Могли ль меня молвы тревожить приговоры,
Когда, склонив ко мне томительные взоры,
И руку на главу мне тихо наложив,
Шептала ты: „Скажи, ты любишь, ты счастлив?
Другую, как меня, скажи, любить не будешь?
Ты никогда, мой друг, меня не позабудешь?“
А я стеснённое молчание хранил;
Я наслаждением весь полон был, я мнил,
Что нет грядущего, что грозный день разлуки
Не придет никогда… И что же? Слёзы, муки,
Измены, клевета,— всё на главу мою
Обрушилося вдруг… Что я, где я?
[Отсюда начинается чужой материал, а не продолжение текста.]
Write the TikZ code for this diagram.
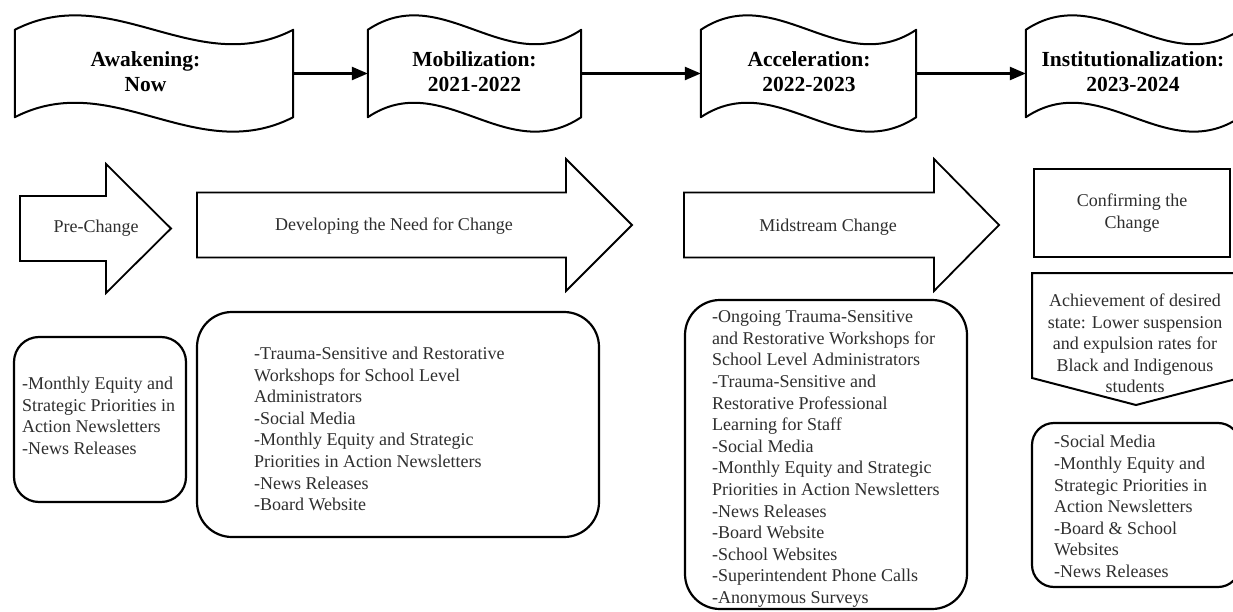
\documentclass[tikz,border=0pt]{standalone}
\usepackage{fontspec}
\setmainfont{Liberation Serif}
\usetikzlibrary{arrows.meta,calc}

\tikzset{
  banner/.style={minimum width=#1, minimum height=87pt, inner sep=0pt},
  title/.style={font=\fontsize{21.5}{25}\selectfont\bfseries, align=center, inner sep=0pt},
  flow/.style={line width=2.4pt, -{Triangle[length=16pt,width=13pt]}},
  blockarrow/.style={draw, line width=1.8pt, line join=miter},
  body/.style={font=\fontsize{18}{21.6}\selectfont, text=black!82, inner sep=0pt},
  listbox/.style={draw, line width=2.2pt, rounded corners=#1, inner sep=0pt},
  listtext/.style={body, align=left, anchor=west},
}

% wavy "tape" outline around a banner node
\newcommand{\waveoutline}[1]{%
  \draw[line width=2pt, line join=round]
    (#1.north west)
      .. controls ($(#1.north west)!0.35!(#1.north east)+(0,-50)$)
              and ($(#1.north west)!0.65!(#1.north east)+(0,50)$) .. (#1.north east)
    -- (#1.south east)
      .. controls ($(#1.south west)!0.65!(#1.south east)+(0,50)$)
              and ($(#1.south west)!0.35!(#1.south east)+(0,-50)$) .. (#1.south west)
    -- cycle;}

\begin{document}
\begin{tikzpicture}[x=1pt, y=-1pt]
\useasboundingbox (0,0) rectangle (1233,612);
\clip (0,0) rectangle (1233,612);
\fill[white] (0,0) rectangle (1233,612);

% ---- timeline banners ----
\node[banner=278pt] (b1) at (154,73.5) {};
\node[banner=213pt] (b2) at (474.5,73.5) {};
\node[banner=215pt] (b3) at (808.5,73.5) {};
\node[banner=214pt] (b4) at (1133,73.5) {};
\waveoutline{b1}
\waveoutline{b2}
\waveoutline{b3}
\waveoutline{b4}
\node[title] (t1) at (145.5,72) {Awakening:\\Now};
\node[title] (t2) at (474.5,72) {Mobilization:\\2021-2022};
\node[title] (t3) at (809,72) {Acceleration:\\2022-2023};
\node[title] (t4) at (1133,72) {Institutionalization:\\2023-2024};

\draw[flow] (b1.east) -- (b2.west);
\draw[flow] (b2.east) -- (b3.west);
\draw[flow] (b3.east) -- (b4.west);

% ---- phase arrows ----
\draw[blockarrow] (20,196) -- (106,196) -- (106,164) -- (171,228.5)
  -- (106,293) -- (106,261) -- (20,261) -- cycle;
\node[body] (pre) at (96,228) {Pre-Change};

\draw[blockarrow] (197,192.5) -- (566,192.5) -- (566,159) -- (632,225)
  -- (566,291) -- (566,257.5) -- (197,257.5) -- cycle;
\node[body] (dev) at (394,226) {Developing the Need for Change};

\draw[blockarrow] (684,192.5) -- (934,192.5) -- (934,159) -- (999,225)
  -- (934,291) -- (934,257.5) -- (684,257.5) -- cycle;
\node[body] (mid) at (828,227) {Midstream Change};

\node[draw, line width=2.2pt, minimum width=196pt, minimum height=88pt,
      inner sep=0pt, body, align=center] (conf) at (1132,213)
  {Confirming the\\Change};

% desired-state pentagon
\draw[line width=2pt, line join=miter] (1032,273) -- (1240,273) -- (1240,378)
  -- (1136,405) -- (1032,378) -- cycle;
\node[body, align=center] (goal) at (1135,343.5)
  {Achievement of desired\\state: Lower suspension\\and expulsion rates for\\Black and Indigenous\\students};

% ---- communication lists ----
\node[listbox=25pt, minimum width=172pt, minimum height=165pt] (lb) at (100,419.5) {};
\node[listtext] (lt) at (22,416)
  {-Monthly Equity and\\Strategic Priorities in\\Action Newsletters\\-News Releases};

\node[listbox=35pt, minimum width=402pt, minimum height=225pt] (db) at (398,424.5) {};
\node[listtext] (dt) at (254,429)
  {-Trauma-Sensitive and Restorative\\Workshops for School Level\\Administrators\\-Social Media\\-Monthly Equity and Strategic\\Priorities in Action Newsletters\\-News Releases\\-Board Website};

\node[listbox=35pt, minimum width=282pt, minimum height=309pt] (ab) at (826,454.5) {};
\node[listtext] (at) at (712,459)
  {-Ongoing Trauma-Sensitive\\and Restorative Workshops for\\School Level Administrators\\-Trauma-Sensitive and\\Restorative Professional\\Learning for Staff\\-Social Media\\-Monthly Equity and Strategic\\Priorities in Action Newsletters\\-News Releases\\-Board Website\\-School Websites\\-Superintendent Phone Calls\\-Anonymous Surveys};

\node[listbox=22pt, minimum width=208pt, minimum height=164pt] (rb) at (1136,505) {};
\node[listtext] (rt) at (1054,506.5)
  {-Social Media\\-Monthly Equity and\\Strategic Priorities in\\Action Newsletters\\-Board \& School\\Websites\\-News Releases};
\end{tikzpicture}
\end{document}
Стою,
Как путник молнией постигнутый в пустыне,
И всё передо мной затмилося [634]! И ныне
Я новым для меня желанием томим:
Желаю славы я, чтоб именем моим
Твой слух был поражён всечасно; чтоб ты мною
Окружена была; чтоб громкою молвою
Всё, всё вокруг тебя звучало обо мне;
Чтоб, гласу верному внимая в тишине,
Ты помнила мои последние моленья
В саду, во тьме ночной, в минуту разлученья.